== INSTRUCTION ==
Set down the data below without change, skipping the pictures it holds.

• • • •

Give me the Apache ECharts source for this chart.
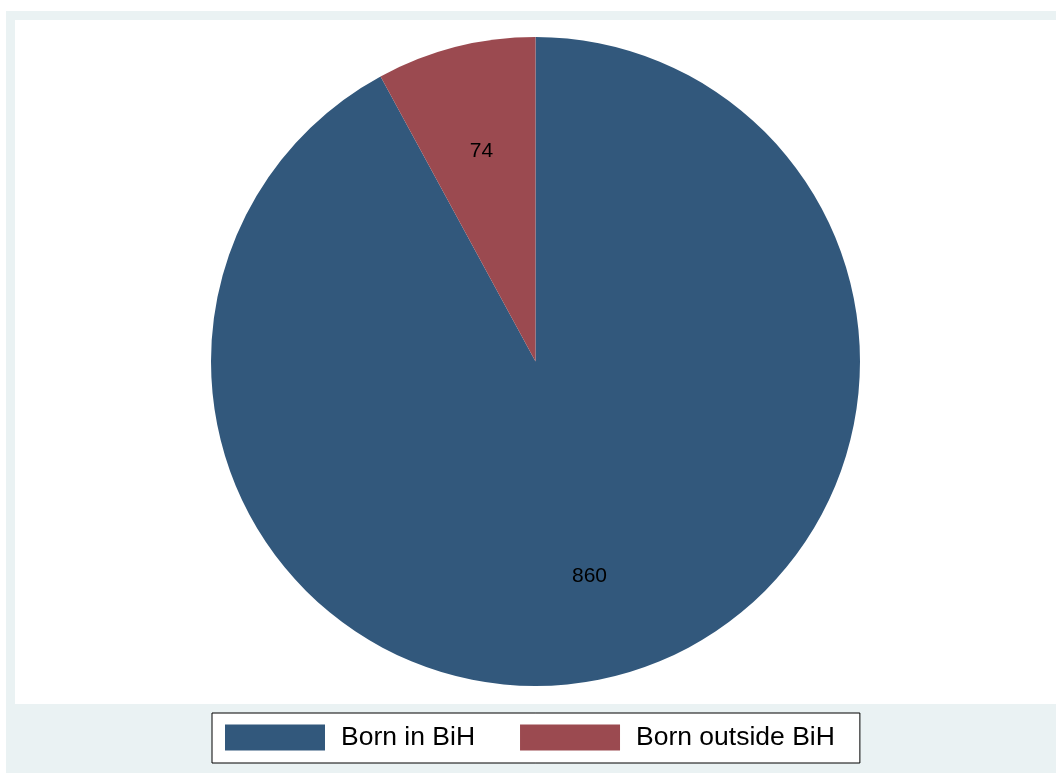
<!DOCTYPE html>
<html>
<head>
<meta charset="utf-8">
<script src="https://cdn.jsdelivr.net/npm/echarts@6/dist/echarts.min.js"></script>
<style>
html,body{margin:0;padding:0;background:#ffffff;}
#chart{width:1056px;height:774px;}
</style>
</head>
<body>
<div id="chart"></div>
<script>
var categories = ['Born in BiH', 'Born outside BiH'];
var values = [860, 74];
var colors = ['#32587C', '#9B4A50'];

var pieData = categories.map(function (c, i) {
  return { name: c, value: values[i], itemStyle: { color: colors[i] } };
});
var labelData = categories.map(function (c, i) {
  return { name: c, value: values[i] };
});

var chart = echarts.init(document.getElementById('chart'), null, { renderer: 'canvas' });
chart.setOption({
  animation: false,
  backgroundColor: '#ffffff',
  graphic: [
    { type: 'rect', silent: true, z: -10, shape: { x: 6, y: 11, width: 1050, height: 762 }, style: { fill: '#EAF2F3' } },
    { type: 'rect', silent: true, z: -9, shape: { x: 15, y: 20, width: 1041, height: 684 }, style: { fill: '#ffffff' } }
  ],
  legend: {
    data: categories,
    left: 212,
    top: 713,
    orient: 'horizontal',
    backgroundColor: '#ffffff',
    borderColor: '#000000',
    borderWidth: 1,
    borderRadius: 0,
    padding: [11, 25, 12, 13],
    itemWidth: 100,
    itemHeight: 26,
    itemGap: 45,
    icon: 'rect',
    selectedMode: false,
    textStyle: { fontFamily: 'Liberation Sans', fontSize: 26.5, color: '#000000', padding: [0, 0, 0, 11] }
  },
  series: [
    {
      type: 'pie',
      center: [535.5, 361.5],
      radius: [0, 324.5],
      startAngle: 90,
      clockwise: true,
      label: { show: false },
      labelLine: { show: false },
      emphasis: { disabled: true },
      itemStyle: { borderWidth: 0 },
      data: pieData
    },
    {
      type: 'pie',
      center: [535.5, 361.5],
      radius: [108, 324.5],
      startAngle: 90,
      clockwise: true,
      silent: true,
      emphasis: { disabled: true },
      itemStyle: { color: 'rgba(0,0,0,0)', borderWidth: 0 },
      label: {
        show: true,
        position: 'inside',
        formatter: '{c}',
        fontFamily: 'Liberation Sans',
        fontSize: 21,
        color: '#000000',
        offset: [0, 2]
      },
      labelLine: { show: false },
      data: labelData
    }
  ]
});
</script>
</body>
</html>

• • • •

== RESULT ==
Give me the Apache ECharts source for this chart.
<!DOCTYPE html>
<html>
<head>
<meta charset="utf-8">
<script src="https://cdn.jsdelivr.net/npm/echarts@6/dist/echarts.min.js"></script>
<style>
html,body{margin:0;padding:0;background:#ffffff;}
#chart{width:1056px;height:774px;}
</style>
</head>
<body>
<div id="chart"></div>
<script>
var categories = ['Born in BiH', 'Born outside BiH'];
var values = [860, 74];
var colors = ['#32587C', '#9B4A50'];

var pieData = categories.map(function (c, i) {
  return { name: c, value: values[i], itemStyle: { color: colors[i] } };
});
var labelData = categories.map(function (c, i) {
  return { name: c, value: values[i] };
});

var chart = echarts.init(document.getElementById('chart'), null, { renderer: 'canvas' });
chart.setOption({
  animation: false,
  backgroundColor: '#ffffff',
  graphic: [
    { type: 'rect', silent: true, z: -10, shape: { x: 6, y: 11, width: 1050, height: 762 }, style: { fill: '#EAF2F3' } },
    { type: 'rect', silent: true, z: -9, shape: { x: 15, y: 20, width: 1041, height: 684 }, style: { fill: '#ffffff' } }
  ],
  legend: {
    data: categories,
    left: 212,
    top: 713,
    orient: 'horizontal',
    backgroundColor: '#ffffff',
    borderColor: '#000000',
    borderWidth: 1,
    borderRadius: 0,
    padding: [11, 25, 12, 13],
    itemWidth: 100,
    itemHeight: 26,
    itemGap: 45,
    icon: 'rect',
    selectedMode: false,
    textStyle: { fontFamily: 'Liberation Sans', fontSize: 26.5, color: '#000000', padding: [0, 0, 0, 11] }
  },
  series: [
    {
      type: 'pie',
      center: [535.5, 361.5],
      radius: [0, 324.5],
      startAngle: 90,
      clockwise: true,
      label: { show: false },
      labelLine: { show: false },
      emphasis: { disabled: true },
      itemStyle: { borderWidth: 0 },
      data: pieData
    },
    {
      type: 'pie',
      center: [535.5, 361.5],
      radius: [108, 324.5],
      startAngle: 90,
      clockwise: true,
      silent: true,
      emphasis: { disabled: true },
      itemStyle: { color: 'rgba(0,0,0,0)', borderWidth: 0 },
      label: {
        show: true,
        position: 'inside',
        formatter: '{c}',
        fontFamily: 'Liberation Sans',
        fontSize: 21,
        color: '#000000',
        offset: [0, 2]
      },
      labelLine: { show: false },
      data: labelData
    }
  ]
});
</script>
</body>
</html>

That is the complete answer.